The only difference between non-member functions and non-virtual member functions is in the hidden argument that feeds the this pointer in a member function. So, if you take the address of a non-virtual member function, you will get a fixed address that is distinct for every function.
If the member functions had been virtual, then the compiler would, most likely, have returned the index into the v-table as a pointer for that function (together with some kind of indication that it is a v-table offset). Then the code can determine at the call-site if it can do a direct call to the member function or if it needs to do an indirect call through the v-table of the object the function is called on.
There are several duplicates of this but nobody explains why I can use a member variable to store the pointer (in FOO) but when I try it with a local variable (in the commented portion of BAR), it's illegal. Could anybody explain this?
#include <iostream>
using namespace std;
class FOO
{
public:
int (FOO::*fptr)(int a, int b);
int add_stuff(int a, int b)
{
return a+b;
}
void call_adder(int a, int b)
{
fptr = &FOO::add_stuff;
cout<<(this->*fptr)(a,b)<<endl;
}
};
class BAR
{
public:
int add_stuff(int a, int b)
{
return a+b;
}
void call_adder(int a, int b)
{
//int (BAR::*fptr)(int a, int b);
//fptr = &BAR::add_stuff;
//cout<<(*fptr)(a,b)<<endl;
}
};
int main()
{
FOO test;
test.call_adder(10,20);
return 0;
}
Apparently, you misunderstand the meaning of this->* in the call in FOO.

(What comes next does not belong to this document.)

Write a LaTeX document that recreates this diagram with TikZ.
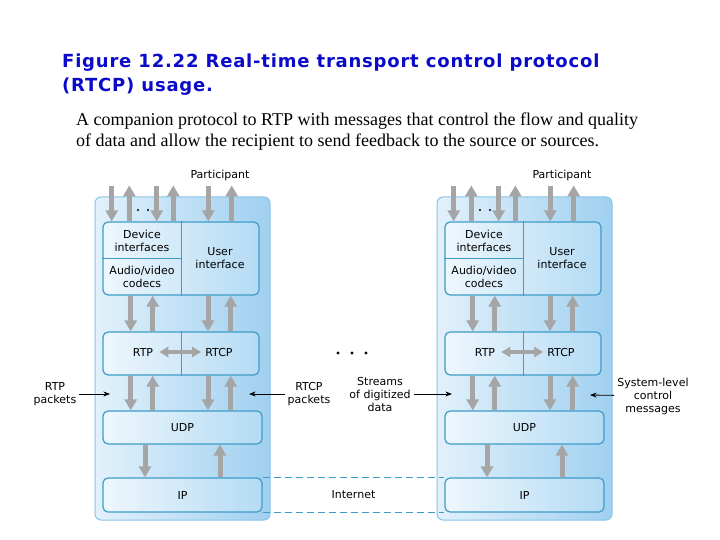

When you use this->* with the member fptr pointer, the this->* part has absolutely nothing to do with fptr being a member of FOO. When you call a member function using a pointer-to-member, you have to use the ->* operator (or .* operator) and you always have to specify the actual object you want to use with that pointer-to-member. This is what the this->* portion of the calling expression does. I.e. the call will always look as
(<pointer-to-object> ->* <pointer-to-member>) (<arguments>)
or as
(<object> .* <pointer-to-member>) (<arguments>)

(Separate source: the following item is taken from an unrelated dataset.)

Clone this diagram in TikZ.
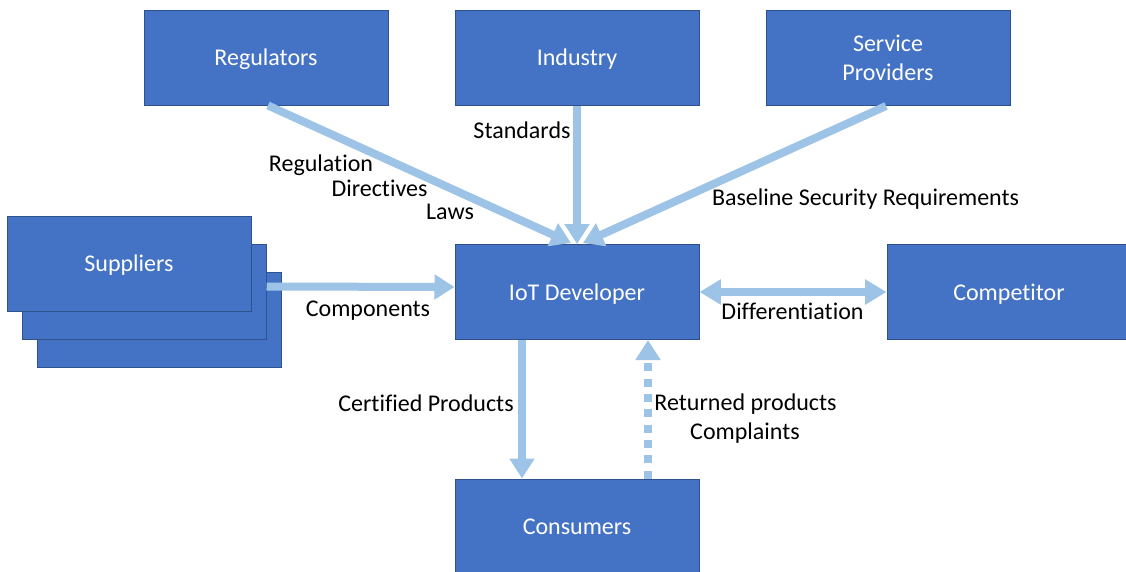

The left-hand side of the call (<pointer-to-object> or <object> above) cannot be omitted.
In other words, it doesn't matter whether fptr is a member variable, local variable, global variable or any other kind of variable, the call through fptr will always look as
(this->*fptr)(a, b);
assuming that you want to invoke it with *this object. If, for another example, you want to invoke it for some other object pointed by pointer pfoo, the call will look as follows
FOO *pfoo;
...
(pfoo->*fptr)(a, b);
In your BAR class the call should look as (this->*fptr)(a,b) even though fptr is a local variable.
When you use a member function pointer, you need to specify the object on which it is acting.
I.e. you need to create a pointer to an instance of BAR (let's call it bar) and do:
(bar->*fptr)(a,b)
to call the function, or an instance of BAR and do:
(bar.*fptr)(a,b)
Put another way:
#include <iostream>
class BAR
{
int i;
public:
BAR(): i(0) {};
int AddOne() { return ++i; };
int GetI() { return i; };
}
int main()
{
BAR bar;
auto fPtr = &BAR::AddOne; // This line is C++0x only (because of auto)
std::cout << (bar.*fPtr)(); //This will print 1 to the console
std::cout << std::endl;
std::cout << bar.GetI(); //This will also print 1 to the console.
}
I don't think the usage of the variable itself is illegal. What's illegal is trying to call that method without a class instance.
That is, you should really call (someVar->*fptr)(a,b) where someVar is of type BAR*
BAR::call_adder() had a couple of problems. For one, you were mixing case. In C++, case is signifigant. BAR and bar are not the same. Second, you decalred and assigned the pointer fine, after fixing the case problems, but when you try to call through the pointer to a member function, you need to use operator ->* with a class object. Here's is call_adder() fixed
void call_adder(int a, int b)
{
int (BAR::*fptr)(int a, int b);
fptr = &BAR::add_stuff;
cout<<(this->*fptr)(a,b)<<endl;
}
When you invoke a member function of a class the compiler generates code to set 'this' while the function runs. When you call it from a function pointer that isn't done. There are ways to get around it but they aren't 'guaranteed' to work and are compiler dependent. You can do it as long as you're careful and know the possible problems you can run into.